The little ones have their say
Let’s say that we work in a school building: I am sort of a translator, I ask the children and the teachers what they want and what makes them want these things. They will say big door makes me feel important and my colleagues translate that into a concept that they can design from. We try to translate it into a concept that will influence the material. The architects get story telling’s from me that influences them in their work. The client might say why do we have a big room here when we could have two classrooms? Well the room with more light encourages the children to stay in school and do their homework, you said that you wanted the design to help children to focus so we compromise in this way by telling a story. Anthropology is all about story telling.
Kiruna, an arctic triumph
Kiruna is an artic arctic city in the north of Sweden. One of the world’s biggest iron mines, the mine is of course becoming a big hole in the ground which is eating up the city so the people need to relocate. They work from the mine and make good money but they know that the city needs to move. So they made an international competition asking people, how should we do this? So I travelled up and I biked around the city talking to people on behalf of White Architects. They voted for us. Why? Because we created a story based around what people had said to us in our interviews. So we are moving it step by step. We don’t just have to consider the people we have to consider the reindeers and their walking patterns so it is a complex job. In 100 years the city needs to be moved again. So we set it out like a snake so when it needs to be moved the building closest to the mine will be moved to the front and so on until it moved.

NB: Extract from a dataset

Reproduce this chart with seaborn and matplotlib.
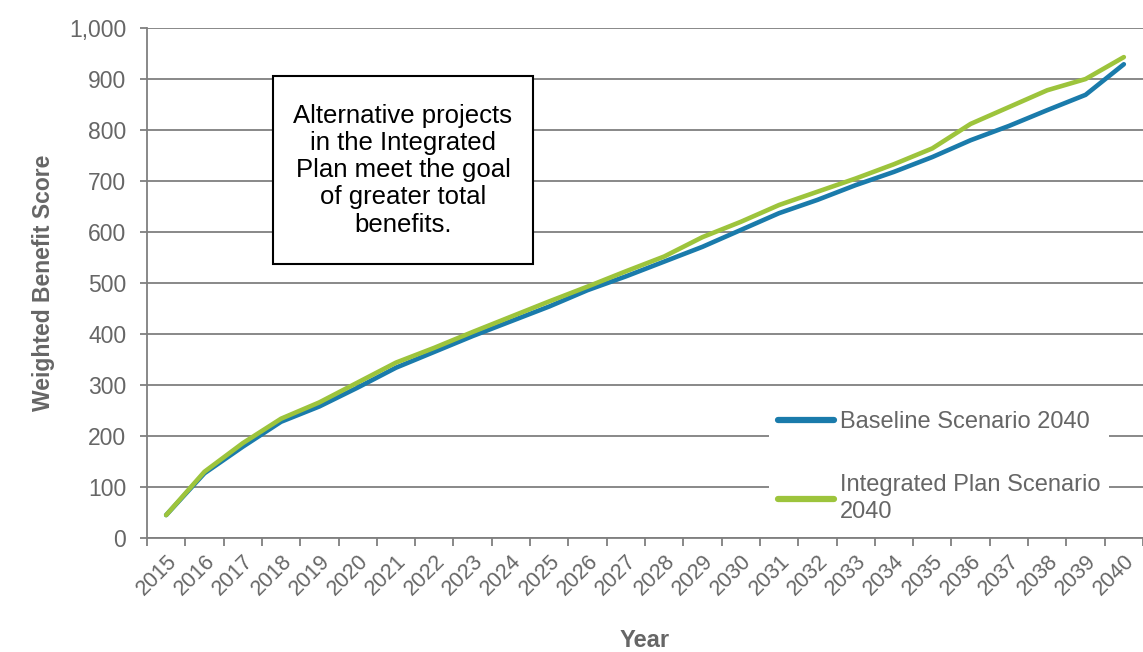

My children are invaluable
Even when they were small they could be quite an icebreaker for me. My job is about talking to people so having my cute children along helped! Especially on school projects, the young people are happy to talk to me.
What I would think in the end is that you want to spend your life contributing to a better world somehow and for some reason I really found that the building industry does that because it effects so many people it is a make it or break it system. For the environment, considering the pollution and waste. And about justice, this is all about where people live and they should be consulted on the changes made to their environment.
I was talking to an American urban planner who said that are 500,000 parking spaces in the US and also 500,000 homeless people in the US. When you hear these figures, and connected to space, place and planning you know that there is so much that needs to be done.
We should treat our urban plans as good businesses treat their customers, by asking how do we make the customer happy? If the city can be driven exactly the same way, to make the citizen’s happy, then we are doing the right thing.